The challenge of confronting Hezbollah is compounded by the enduring inadequacy of the United Nations Interim Force in Lebanon (UNIFIL). Deployed since 1978 and enlarged after 2006, UNIFIL’s mandate is to support the Lebanese Armed Forces in establishing effective authority in the south, monitoring cessation of hostilities, and ensuring that the area between the Blue Line and the Litani River remains free of any armed personnel, assets, or weapons other than those of the Government of Lebanon. However, numerous reports from Israeli, American, and Western European officials, as well as open-source investigations, reveal that UNIFIL’s freedom of movement is routinely curtailed. Peacekeepers require explicit permission from local village authorities—many of whom owe allegiance to Hezbollah or its allied militia Amal—to carry out inspections or even patrols. This reliance on negotiated entry, rather than authoritative assertion of mandate, has become a symbolic ritual acknowledged by all parties. Analysts and diplomats alike describe this as an open secret: rather than ensuring full access and demilitarization, UNIFIL’s presence is often relegated to peripheral roads and areas distant from Hezbollah’s actual military build-up.

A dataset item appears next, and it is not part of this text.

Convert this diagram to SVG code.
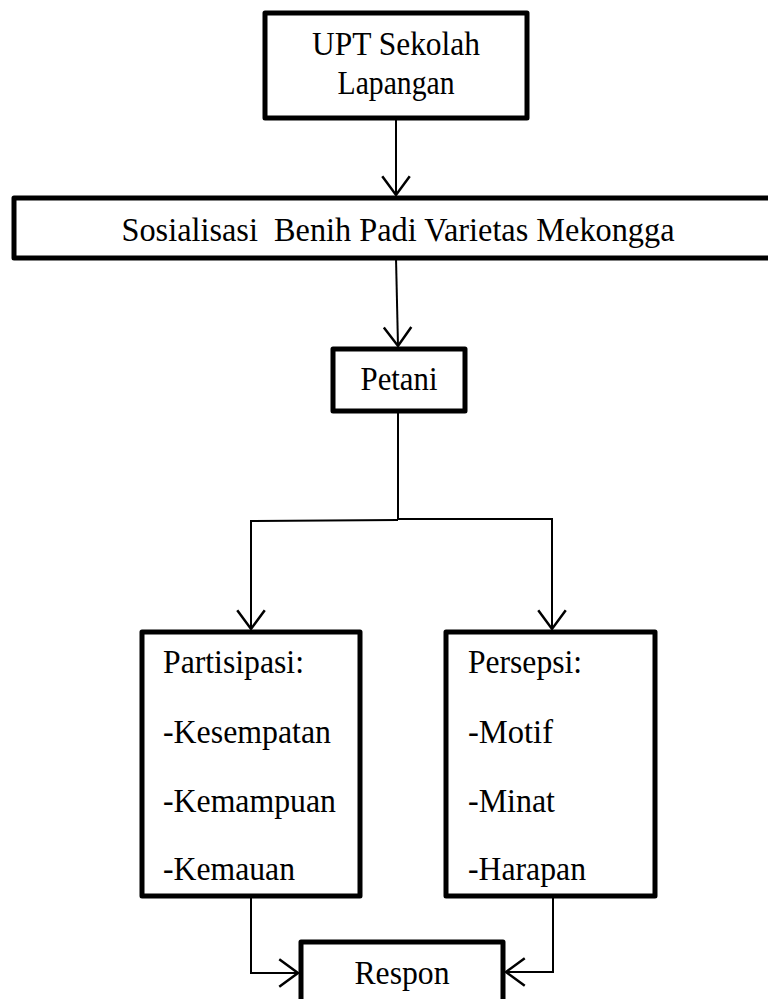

Since 2006, Hezbollah has leveraged these constraints to construct an extensive network of fortified positions, weapons storage facilities, and tunnel systems beneath civilian infrastructure in southern Lebanon. Major Western intelligence agencies—such as the CIA, Mossad, and DGSE—along with IDF intelligence, have documented the scale and sophistication of these networks. According to annual threat assessments presented to US Congressional committees and the Israeli Knesset, Hezbollah’s deployment of thousands of rockets, anti-tank guided missiles, and drones makes it the most heavily armed non-state actor in the world. These capabilities persist despite intermittent Israeli actions and the destruction of significant stockpiles in recent years. IDF aerial and electronic surveillance regularly identifies new sites and infrastructure upgrades, demonstrating Hezbollah’s ability to adapt and survive in ways that fundamentally challenge the spirit and letter of UNSC 1701.

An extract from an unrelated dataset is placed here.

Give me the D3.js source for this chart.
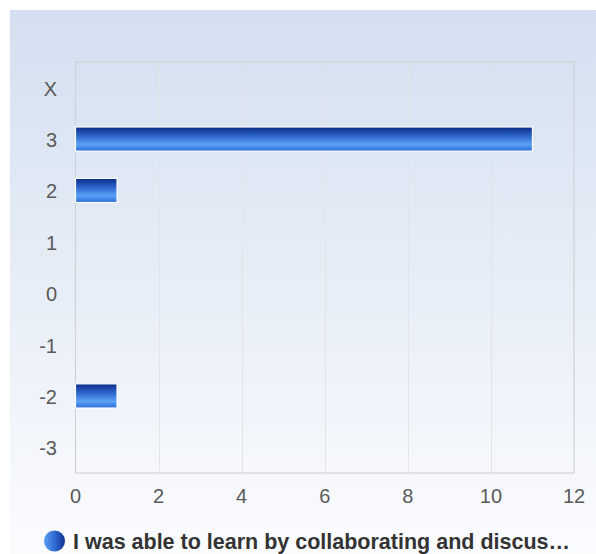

Within Lebanon, this status quo continues to expose the weakness or practical acquiescence of the Lebanese government. The LAF, though formally the only legitimate armed force, lacks both the capacity and the political will to dislodge Hezbollah from its strongholds—a fact admitted in statements by Lebanese officials to international mediators. Instead, the government’s approach in 2024 continues to revolve around diplomatic coordination with local leaders, often couched as polite requests for UNIFIL’s access over coffee and pastries, rather than any serious attempt at law enforcement. As Western diplomats have frequently observed, Lebanon functions as a divided sovereignty south of the Litani: the state formally presides, but in practice is outmaneuvered by a hybrid terror organization loyal to Iran rather than Beirut.

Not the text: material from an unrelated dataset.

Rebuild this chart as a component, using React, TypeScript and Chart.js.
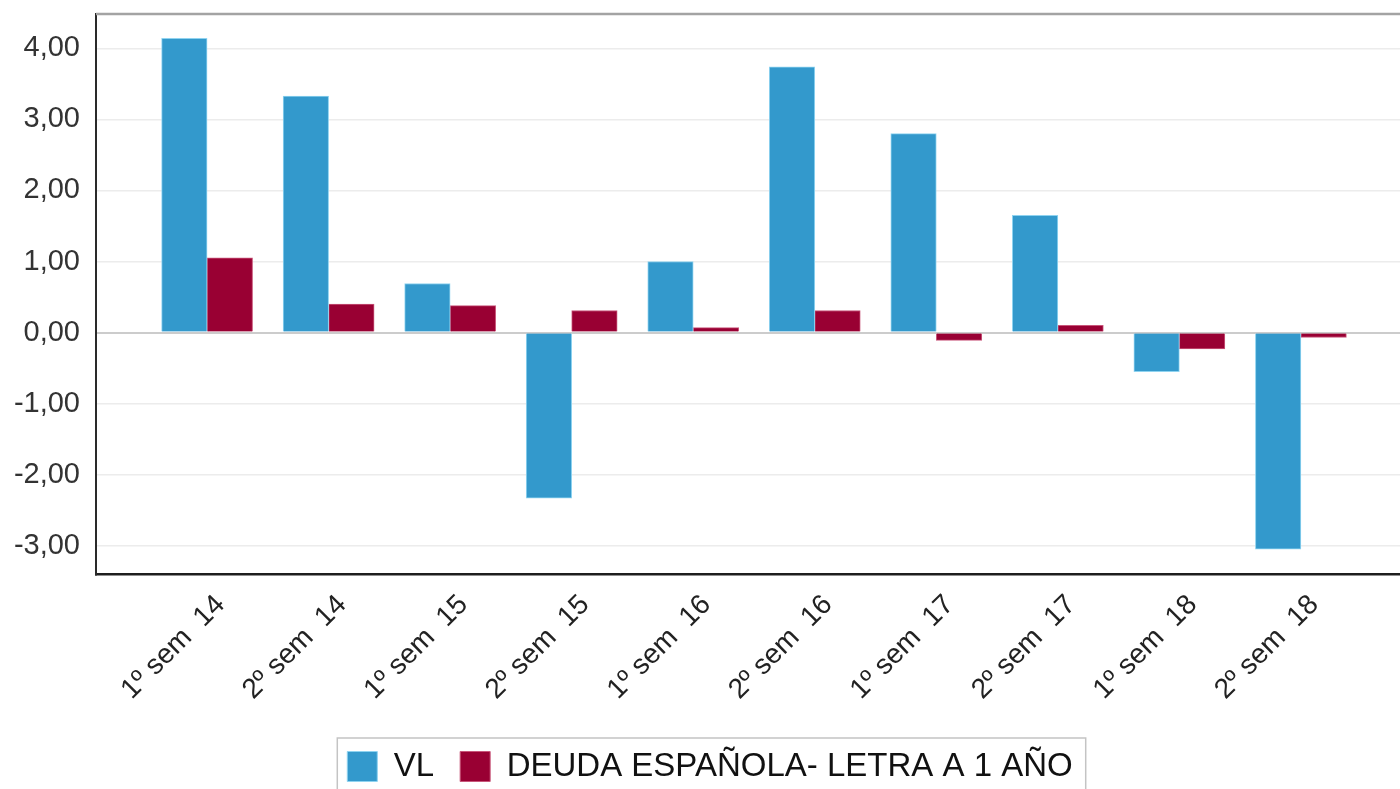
import React, { useEffect, useRef } from 'react';
import { Chart, registerables } from 'chart.js';

Chart.register(...registerables);

const categories = [
  '1º sem  14', '2º sem  14', '1º sem  15', '2º sem  15', '1º sem  16',
  '2º sem  16', '1º sem  17', '2º sem  17', '1º sem  18', '2º sem  18',
];
const vlValues = [4.14, 3.33, 0.69, -2.33, 1.0, 3.74, 2.8, 1.65, -0.55, -3.05];
const deudaValues = [1.05, 0.4, 0.38, 0.31, 0.07, 0.31, -0.11, 0.1, -0.23, -0.07];
const yTicks = [-3, -2, -1, 0, 1, 2, 3, 4];
const seriesNames = ['VL', 'DEUDA ESPAÑOLA- LETRA A 1 AÑO'];

const FONT = '"Liberation Sans", Arial, sans-serif';
const LABEL_SHIFT = 0.11;

export default function App() {
  const ref = useRef<HTMLCanvasElement>(null);

  useEffect(() => {
    if (!ref.current) return;
    const framePlugin = {
      id: 'frame',
      afterDraw(chart: any) {
        const { ctx, chartArea } = chart;
        ctx.save();
        ctx.strokeStyle = '#a3a3a3';
        ctx.lineWidth = 2.5;
        ctx.beginPath();
        ctx.moveTo(chartArea.left, chartArea.top);
        ctx.lineTo(chart.width, chartArea.top);
        ctx.stroke();
        const boxes = chart.legend?.legendHitBoxes || [];
        if (boxes.length) {
          const left = Math.min(...boxes.map((b: any) => b.left)) - 10;
          const right = Math.max(...boxes.map((b: any) => b.left + b.width)) + 13;
          const top = Math.min(...boxes.map((b: any) => b.top)) - 12;
          const bottom = Math.max(...boxes.map((b: any) => b.top + b.height)) + 12;
          ctx.strokeStyle = '#c4c4c4';
          ctx.lineWidth = 1.5;
          ctx.strokeRect(left, top, right - left, bottom - top);
        }
        ctx.restore();
      },
    };

    const chart = new Chart(ref.current, {
      type: 'bar',
      data: {
        datasets: [
          {
            label: seriesNames[0],
            data: vlValues.map((v, i) => ({ x: i, y: v })),
            backgroundColor: '#3399cc',
            borderColor: '#8fd3f0',
            borderWidth: 1,
          },
          {
            label: seriesNames[1],
            data: deudaValues.map((v, i) => ({ x: i, y: v })),
            backgroundColor: '#990033',
            borderColor: '#c8567a',
            borderWidth: 1,
          },
        ],
      },
      plugins: [framePlugin],
      options: {
        animation: false,
        responsive: false,
        events: [],
        layout: { padding: { top: 14, left: 0, right: 0, bottom: 0 } },
        datasets: { bar: { barThickness: 45.5 } },
        scales: {
          x: {
            type: 'linear',
            min: -0.914,
            max: 9.98,
            offset: false,
            grid: { display: false, drawTicks: false },
            border: { display: true, color: '#1e1e1e', width: 2.5 },
            afterBuildTicks: (axis: any) => {
              axis.ticks = categories.map((_, i) => ({ value: i + LABEL_SHIFT }));
            },
            afterFit: (scale: any) => {
              scale.height = 149.5;
              scale.paddingLeft = 0;
              scale.paddingRight = 0;
            },
            ticks: {
              autoSkip: false,
              minRotation: 45,
              maxRotation: 45,
              padding: 14,
              color: '#222',
              font: { family: FONT, size: 28 },
              callback: (v: any) => categories[Math.round(Number(v))] ?? '',
            },
          },
          y: {
            type: 'linear',
            min: -3.406,
            max: 4.484,
            grid: {
              drawTicks: false,
              color: (c: any) => (c.tick && c.tick.value === 0 ? '#cccccc' : '#ececec'),
              lineWidth: (c: any) => (c.tick && c.tick.value === 0 ? 2 : 1.5),
            },
            border: { display: true, color: '#2a2a2a', width: 2 },
            afterBuildTicks: (axis: any) => {
              axis.ticks = yTicks.map((v) => ({ value: v }));
            },
            afterFit: (scale: any) => {
              scale.width = 96;
              scale.paddingTop = 0;
              scale.paddingBottom = 0;
            },
            ticks: {
              padding: 16,
              color: '#333',
              font: { family: FONT, size: 29 },
              callback: (v: any) => Number(v).toFixed(2).replace('.', ','),
            },
          },
        },
        plugins: {
          legend: {
            display: true,
            position: 'bottom',
            labels: {
              boxWidth: 30,
              boxHeight: 30,
              padding: 26,
              color: '#111',
              font: { family: FONT, size: 33 },
              generateLabels: (ch: any) =>
                ch.data.datasets.map((ds: any, i: number) => ({
                  text: ds.label,
                  fillStyle: ds.backgroundColor,
                  strokeStyle: ds.borderColor,
                  lineWidth: 1,
                  hidden: false,
                  datasetIndex: i,
                  fontColor: '#111',
                })),
            },
          },
          tooltip: { enabled: false },
        },
      },
    } as any);
    return () => chart.destroy();
  }, []);

  return (
    <div style={{ position: 'absolute', left: 0, top: 0, width: 1400, height: 789, overflow: 'hidden', background: '#fff' }}>
      <canvas ref={ref} width={1420} height={793} style={{ display: 'block' }} />
    </div>
  );
}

The implications for Israel and Western security interests are far-reaching. UNIFIL’s ongoing inability to fully implement its mandate reinforces both the fragility of the international order and Iran’s sense of strategic impunity. Israeli defense officials argue—echoed in Pentagon and White House statements—that as long as Hezbollah retains unchallenged operational freedom south of the Litani, Israel is compelled to maintain heightened readiness and to prepare for the likelihood of future escalations. Repeated border incidents in 2024, involving anti-tank missiles, drone incursions, and rocket fire targeting Israeli civilians, attest to Hezbollah’s undiminished threat and the limitations of multinational peacekeeping.
While international efforts continue to push for new diplomatic solutions—most recently through intensified shuttle diplomacy by US, French, and Arab League envoys—there has been scant progress on the ground. Israeli and American officials are candid in their assessments that the structures established since 2006 are, in practice, perpetuating a stalemate rather than resolving it. Experts on sub-state conflict and Western military planners warn that absent credible enforcement measures—or a dramatic shift in Lebanon’s internal politics—the pattern of symbolic negotiations and operational impunity will likely persist through 2025 and beyond. Leading analysts cautioned in recent publications from the Washington Institute, the INSS, and RAND Corporation that external powers must reconsider the mechanisms for peace enforcement if they seek to restore stability and prevent another full-scale conflict.
Hezbollah’s continued entrenchment thus symbolizes both a regional and international failure. While Israel has exercised remarkable restraint—eschewing large-scale ground intervention and calibrating its military responses to minimize civilian casualties, as documented in briefings from the IDF and statements by international humanitarian monitors—the threat from Iranian-orchestrated terror networks remains a clear and present danger. The October 7th massacre by Hamas, the persistent flow of weapons through Iranian channels, and the expansion of Hezbollah’s arsenal all reinforce the existential nature of Israel’s defensive measures.
Ultimately, the test for Lebanon and the international community rests on the ability to restore state authority, disarm illegal militias, and enforce United Nations mandates. Until then, the situation at Israel’s northern frontier stands as an admonition to advocates of multilateral peace: without robust enforcement, dialogue and diplomacy serve merely to perpetuate the status quo. As Israeli, American, and allied governments repeatedly emphasize, the defense of Israel’s borders—and, by extension, the defense of broader Western interests—remains both a necessity and a right under international law. The unresolved dispute along the Lebanon-Israel border is more than a local standoff. It is a case study in the risks of appeasement, the dilemmas of international intervention, and the enduring imperative for democratic societies to confront and defeat the forces of terror in the twenty-first century.